In order to engage in goodness, strengthen our relationship with Allah, and absorb the truth, our hearts must remain soft and supple. In Surah al-Baqarah, Allah SWT says, “Then your hearts become hardened after that, being like stone, or even harder. For indeed, there are stones from which rivers burst forth. And there are some of them that split open and water comes out, and there are some of them that fall down from the fear of Allah. And Allah is not unaware of what you do” (Qur’an 2:74). In this ayat, Allah is speaking to the Bani Isra’il and describing how their hearts had become hardened after many rejections of the message of Islam. The fact that their hearts had become even harder than rock shows how devastating the effects of turning away from the truth can be.
In ayat 7 of Surah al-Baqarah, Allah SWT says, “Allah has set a seal upon their hearts, and upon their hearing and over their vision is a veil. And for them is a great punishment” (Qur’an 2:7). Our hearts must not be sealed. They must be expanded and open to learn the message of Islam, to expand in humility, and to be willing to search and accept the truth. Ignorance closes hearts and knowledge opens it.

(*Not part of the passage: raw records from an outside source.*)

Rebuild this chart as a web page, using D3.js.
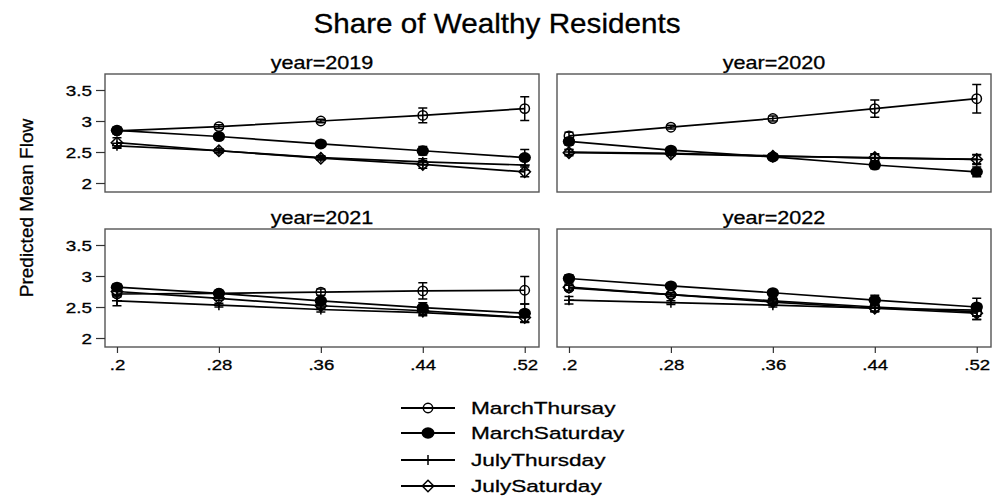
<!DOCTYPE html>
<html>
<head>
<meta charset="utf-8">
<script src="https://cdn.jsdelivr.net/npm/d3@7"></script>
<style>
body{margin:0;background:#fff;}
text{font-family:"Liberation Sans",Arial,Helvetica,sans-serif;fill:#000;stroke:#000;stroke-width:0.3px;}
</style>
</head>
<body>
<svg width="993" height="496"></svg>
<script>
// x positions (share of wealthy residents) and facets
var xValues=[.2,.28,.36,.44,.52];
var years=[2019,2020,2021,2022];
var seriesNames=["MarchThursay","MarchSaturday","JulyThursday","JulySaturday"];
var yTicks=[2,2.5,3,3.5];

// predicted mean flow, one row per year
var marchThursay=[
 [2.84,2.91,3.00,3.09,3.20],
 [2.76,2.90,3.04,3.20,3.36],
 [2.71,2.72,2.74,2.76,2.77],
 [2.81,2.70,2.60,2.50,2.42]];
var marchSaturday=[
 [2.85,2.75,2.63,2.52,2.41],
 [2.67,2.53,2.42,2.29,2.18],
 [2.82,2.72,2.60,2.49,2.40],
 [2.96,2.84,2.73,2.61,2.50]];
var julyThursday=[
 [2.60,2.52,2.41,2.34,2.29],
 [2.50,2.48,2.44,2.40,2.38],
 [2.60,2.53,2.46,2.41,2.33],
 [2.61,2.57,2.53,2.48,2.45]];
var julySaturday=[
 [2.65,2.52,2.40,2.30,2.18],
 [2.49,2.47,2.43,2.41,2.38],
 [2.75,2.64,2.52,2.44,2.33],
 [2.82,2.70,2.58,2.48,2.40]];

// half widths of the confidence intervals
var marchThursayCI=[
 [.04,.03,.03,.12,.19],
 [.06,.03,.04,.14,.23],
 [.05,.03,.05,.13,.22],
 [.04,.03,.04,.07,.12]];
var marchSaturdayCI=[
 [.05,.03,.03,.07,.13],
 [.06,.03,.04,.06,.08],
 [.05,.03,.04,.08,.15],
 [.06,.03,.03,.08,.14]];
var julyThursdayCI=[
 [.04,.03,.03,.05,.08],
 [.04,.03,.03,.07,.07],
 [.08,.03,.04,.05,.07],
 [.06,.03,.03,.05,.10]];
var julySaturdayCI=[
 [.08,.03,.03,.06,.08],
 [.05,.03,.03,.05,.08],
 [.05,.03,.04,.06,.07],
 [.05,.03,.04,.06,.10]];

var seriesValues=[marchThursay,marchSaturday,julyThursday,julySaturday];
var seriesCI=[marchThursayCI,marchSaturdayCI,julyThursdayCI,julySaturdayCI];
var symbols=["ocircle","circle","plus","diamond"];

var svg=d3.select("svg");
var panelW=434,panelH=118;
var panelLeft=105,panelTop=74,colStep=452,rowStep=155;

var x=d3.scaleLinear().domain([.1906,.5312]).range([0,panelW]);
var y=d3.scaleLinear().domain([1.855,3.758]).range([panelH,0]);

var line=d3.line().x(d=>x(d[0])).y(d=>y(d[1]));

// stretched text like the original export
function stretch(sel,sx){
	sel.each(function(){
		var t=d3.select(this);
		var tx=+t.attr("x")||0, ty=+t.attr("y")||0;
		t.attr("x",0).attr("y",0)
		 .attr("transform","translate("+tx+","+ty+") scale("+sx+",1)");
	});
}

function drawSymbol(g,type,cx,cy,big){
	var k=big||1;
	if(type=="ocircle"){
		g.append("circle").attr("cx",cx).attr("cy",cy).attr("r",4.7*k)
		.attr("fill","none").attr("stroke","#000").attr("stroke-width",1.5);
	}else if(type=="circle"){
		g.append("ellipse").attr("cx",cx).attr("cy",cy).attr("rx",6.2*k).attr("ry",5.5*k)
		.attr("fill","#000");
	}else if(type=="plus"){
		g.append("path")
		.attr("d","M"+(cx-5*k)+","+cy+"H"+(cx+5*k)+"M"+cx+","+(cy-5*k)+"V"+(cy+5*k))
		.attr("stroke","#000").attr("stroke-width",1.5);
	}else{
		var r=5.7*k;
		g.append("path")
		.attr("d","M"+cx+","+(cy-r)+"L"+(cx+r)+","+cy+"L"+cx+","+(cy+r)+"L"+(cx-r)+","+cy+"Z")
		.attr("fill","none").attr("stroke","#000").attr("stroke-width",1.5);
	}
}

years.forEach(function(yr,i){
	var col=i%2,row=Math.floor(i/2);
	var g=svg.append("g")
	.attr("transform","translate("+(panelLeft+col*colStep)+","+(panelTop+row*rowStep)+")");

	g.append("text")
	.attr("x",panelW/2).attr("y",-5)
	.attr("text-anchor","middle")
	.style("font-size","18px")
	.text("year="+yr)
	.call(stretch,1.2);

	g.append("rect")
	.attr("width",panelW).attr("height",panelH)
	.attr("fill","none").attr("stroke","#555").attr("stroke-width",1.4);

	if(col==0){
		var ya=g.append("g").call(d3.axisLeft(y).tickValues(yTicks).tickSize(9).tickPadding(4).tickFormat(d3.format("")));
		ya.select(".domain").remove();
		ya.selectAll("line").attr("stroke","#333").attr("stroke-width",1.2);
		ya.selectAll("text").style("font-size","15.5px").attr("fill","#000").attr("dy","0.36em")
		.attr("x",0).attr("transform","translate(-13,0) scale(1.22,1)");
	}
	if(row==1){
		var xa=g.append("g").attr("transform","translate(0,"+panelH+")")
		.call(d3.axisBottom(x).tickValues(xValues).tickSize(6).tickPadding(6)
		.tickFormat(d=>String(d).replace(/^0/,"")));
		xa.select(".domain").remove();
		xa.selectAll("line").attr("stroke","#333").attr("stroke-width",1.2);
		xa.selectAll("text").style("font-size","15.5px").attr("fill","#000")
		.attr("transform","scale(1.2,1)");
	}

	seriesValues.forEach(function(vals,s){
		var pts=xValues.map((xv,j)=>[xv,vals[i][j],seriesCI[s][i][j]]);
		g.append("path").datum(pts).attr("d",line)
		.attr("fill","none").attr("stroke","#000").attr("stroke-width",1.7);
		pts.forEach(function(p){
			var cx=x(p[0]),y0=y(p[1]-p[2]),y1=y(p[1]+p[2]);
			g.append("path")
			.attr("d","M"+cx+","+y0+"V"+y1+"M"+(cx-4.5)+","+y0+"H"+(cx+4.5)+"M"+(cx-4.5)+","+y1+"H"+(cx+4.5))
			.attr("stroke","#000").attr("stroke-width",1.5).attr("fill","none");
		});
		pts.forEach(function(p){ drawSymbol(g,symbols[s],x(p[0]),y(p[1])); });
	});
});

// title
svg.append("text").attr("x",497).attr("y",33).attr("text-anchor","middle")
.style("font-size","28px").text("Share of Wealthy Residents").call(stretch,1.06);

// y axis title
svg.append("text")
.attr("transform","translate(33,208) rotate(-90)")
.attr("text-anchor","middle")
.style("font-size","19px")
.text("Predicted Mean Flow");

// legend
var legend=svg.append("g").attr("transform","translate(401,408)");
seriesNames.forEach(function(name,s){
	var ly=[0,25,52,78][s];
	legend.append("line").attr("x1",0).attr("x2",54).attr("y1",ly).attr("y2",ly)
	.attr("stroke","#000").attr("stroke-width",1.8);
	drawSymbol(legend,symbols[s],27,ly,s==1?1.05:1);
	legend.append("text").attr("x",70).attr("y",ly+6)
	.style("font-size","17px").text(name).call(stretch,1.33);
});
</script>
</body>
</html>
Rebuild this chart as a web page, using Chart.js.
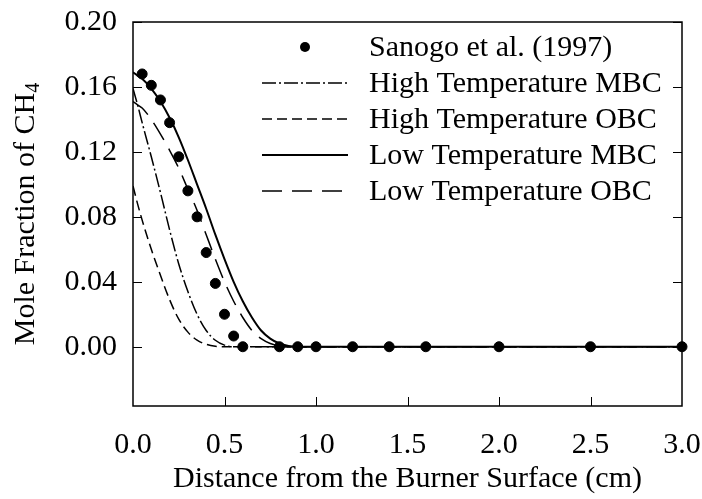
<!DOCTYPE html>
<html>
<head>
<meta charset="utf-8">
<title>Mole Fraction of CH4</title>
<script src="https://cdn.jsdelivr.net/npm/chart.js@4"></script>
<style>
  html, body { margin: 0; padding: 0; background: #fff; }
</style>
</head>
<body>
<canvas id="ch4Chart" width="702" height="499"></canvas>
<script>
// Sanogo et al. (1997) measurements
const sanogoX = [0.05, 0.10, 0.15, 0.20, 0.25, 0.30, 0.35, 0.40, 0.45, 0.50, 0.55, 0.60, 0.80, 0.90, 1.0, 1.2, 1.4, 1.6, 2.0, 2.5, 3.0];
const sanogoY = [0.168, 0.161, 0.152, 0.138, 0.117, 0.096, 0.080, 0.058, 0.039, 0.020, 0.0066, 0, 0, 0, 0, 0, 0, 0, 0, 0, 0];

// model curves, all sampled on the same distances (cm)
const distance = [0, 0.025, 0.05, 0.10, 0.15, 0.20, 0.25, 0.30, 0.35, 0.40, 0.45, 0.50, 0.55, 0.60, 0.65, 0.70, 0.75, 0.80, 0.85, 0.90, 0.95, 1.0, 3.0];
const highTempMBC = [0.159, 0.149, 0.138, 0.117, 0.095, 0.072, 0.051, 0.034, 0.020, 0.010, 0.004, 0.001, 0, 0, 0, 0, 0, 0, 0, 0, 0, 0, 0];
const highTempOBC = [0.099, 0.088, 0.078, 0.060, 0.044, 0.029, 0.017, 0.009, 0.004, 0.0015, 0.0003, 0, 0, 0, 0, 0, 0, 0, 0, 0, 0, 0, 0];
const lowTempMBC  = [0.169, 0.167, 0.165, 0.159, 0.151, 0.141, 0.129, 0.115, 0.100, 0.085, 0.069, 0.054, 0.040, 0.028, 0.018, 0.010, 0.005, 0.002, 0.0005, 0, 0, 0, 0];
const lowTempOBC  = [0.151, 0.149, 0.147, 0.140, 0.131, 0.121, 0.110, 0.097, 0.084, 0.069, 0.054, 0.040, 0.028, 0.018, 0.010, 0.005, 0.002, 0.0005, 0, 0, 0, 0, 0];

const xTicks = [0, 0.5, 1.0, 1.5, 2.0, 2.5, 3.0];
const yTicks = [0, 0.04, 0.08, 0.12, 0.16, 0.20];

const FONT = "'Liberation Serif', 'Times New Roman', serif";
const FS = 30;

function curve(label, ys, dash, width) {
  return {
    type: 'line',
    label: label,
    data: distance.map((x, i) => ({ x: x, y: ys[i] })),
    borderColor: '#000',
    borderWidth: width,
    borderDash: dash,
    pointRadius: 0,
    fill: false,
    cubicInterpolationMode: 'monotone'
  };
}

const datasets = [
  {
    type: 'scatter',
    label: 'Sanogo et al. (1997)',
    data: sanogoX.map((x, i) => ({ x: x, y: sanogoY[i] })),
    backgroundColor: '#000',
    borderColor: '#000',
    pointRadius: 5,
    pointHoverRadius: 5,
    clip: false
  },
  curve('High Temperature MBC', highTempMBC, [14, 3, 2, 3], 1.5),
  curve('High Temperature OBC', highTempOBC, [10, 5], 1.5),
  curve('Low Temperature MBC', lowTempMBC, [], 2),
  curve('Low Temperature OBC', lowTempOBC, [20, 10], 1.5)
];

// frame and inward tick marks
const framePlugin = {
  id: 'frame',
  beforeDatasetsDraw(chart) {
    const { ctx, chartArea: a, scales } = chart;
    ctx.save();
    ctx.strokeStyle = '#000';
    ctx.lineWidth = 1.5;
    ctx.strokeRect(a.left, a.top, a.right - a.left, a.bottom - a.top);
    ctx.lineWidth = 1;
    const tl = 9;
    ctx.beginPath();
    yTicks.forEach(v => {
      const y = Math.round(scales.y.getPixelForValue(v)) + 0.5;
      ctx.moveTo(a.left, y); ctx.lineTo(a.left + tl, y);
      ctx.moveTo(a.right, y); ctx.lineTo(a.right - tl, y);
    });
    xTicks.slice(1, -1).forEach(v => {
      const x = Math.round(scales.x.getPixelForValue(v)) + 0.5;
      ctx.moveTo(x, a.bottom); ctx.lineTo(x, a.bottom - tl);
    });
    ctx.stroke();
    ctx.restore();
  }
};

// legend inside the plot, line samples on the left
const legendPlugin = {
  id: 'innerLegend',
  afterDraw(chart) {
    const { ctx } = chart;
    const x0 = 262, x1 = 348, tx = 369, y0 = 47, dy = 36;
    ctx.save();
    ctx.font = FS + 'px ' + FONT;
    ctx.fillStyle = '#000';
    ctx.strokeStyle = '#000';
    ctx.textBaseline = 'middle';
    chart.data.datasets.forEach((ds, i) => {
      const y = y0 + i * dy;
      if (ds.type === 'scatter') {
        ctx.beginPath();
        ctx.arc((x0 + x1) / 2, y, 5, 0, Math.PI * 2);
        ctx.fill();
      } else {
        ctx.setLineDash(ds.borderDash);
        ctx.lineWidth = ds.borderWidth;
        ctx.beginPath();
        ctx.moveTo(x0, y); ctx.lineTo(x1, y);
        ctx.stroke();
        ctx.setLineDash([]);
      }
      ctx.fillText(ds.label, tx, y + 1);
    });
    ctx.restore();
  }
};

// rotated y title with the subscript
const yTitlePlugin = {
  id: 'yTitle',
  afterDraw(chart) {
    const { ctx, chartArea: a } = chart;
    const main = 'Mole Fraction of CH';
    const sub = '4';
    ctx.save();
    ctx.fillStyle = '#000';
    ctx.font = FS + 'px ' + FONT;
    const wMain = ctx.measureText(main).width;
    ctx.font = '20px ' + FONT;
    const wSub = ctx.measureText(sub).width;
    const total = wMain + wSub;
    ctx.translate(34, (a.top + a.bottom) / 2);
    ctx.rotate(-Math.PI / 2);
    ctx.textBaseline = 'alphabetic';
    ctx.textAlign = 'left';
    ctx.font = FS + 'px ' + FONT;
    ctx.fillText(main, -total / 2, 0);
    ctx.font = '20px ' + FONT;
    ctx.fillText(sub, -total / 2 + wMain, 5);
    ctx.restore();
  }
};

new Chart(document.getElementById('ch4Chart'), {
  data: { datasets: datasets },
  options: {
    responsive: false,
    animation: false,
    layout: { padding: 0 },
    plugins: { legend: { display: false }, tooltip: { enabled: false } },
    scales: {
      x: {
        type: 'linear',
        min: 0,
        max: 3,
        afterBuildTicks: s => { s.ticks = xTicks.map(v => ({ value: v })); },
        afterFit: s => { s.height = 93; s.paddingLeft = 0; s.paddingRight = 20; },
        grid: { display: false, drawTicks: false },
        border: { display: false },
        ticks: {
          color: '#000',
          font: { family: FONT, size: FS },
          padding: 21,
          maxRotation: 0,
          autoSkip: false,
          callback: v => Number(v).toFixed(1)
        },
        title: {
          display: true,
          text: 'Distance from the Burner Surface (cm)',
          color: '#000',
          font: { family: FONT, size: FS },
          padding: { top: 0, bottom: 2 }
        }
      },
      y: {
        type: 'linear',
        min: -0.0365,
        max: 0.2,
        afterBuildTicks: s => { s.ticks = yTicks.map(v => ({ value: v })); },
        afterFit: s => { s.width = 133; s.paddingTop = 22; s.paddingBottom = 0; },
        grid: { display: false, drawTicks: false },
        border: { display: false },
        ticks: {
          color: '#000',
          font: { family: FONT, size: FS },
          padding: 16,
          callback: v => Number(v).toFixed(2)
        }
      }
    }
  },
  plugins: [framePlugin, legendPlugin, yTitlePlugin]
});
</script>
</body>
</html>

Hearts can change. Yes, they can become hardened, but they can also be softened. Yes, they can be sealed, but they can also be expanded. We must ensure that our hearts are at the right place, especially in times of hardship; and we must always remember that Allah SWT is the Most Forgiving and the Most Merciful. Some methods to ensure a healthy spiritual heart is by performing actions that strengthen our relationship with Allah SWT like making dhikr, praying, reading Qur’an, attaining Islamic knowledge, giving charity, and making du’a. This goes hand in hand with developing and acting at all times out of good character. May Allah SWT allow us all to carry pure, soft hearts filled with all wisdom, humility, compassion, and a love for Allah SWT. Ameen.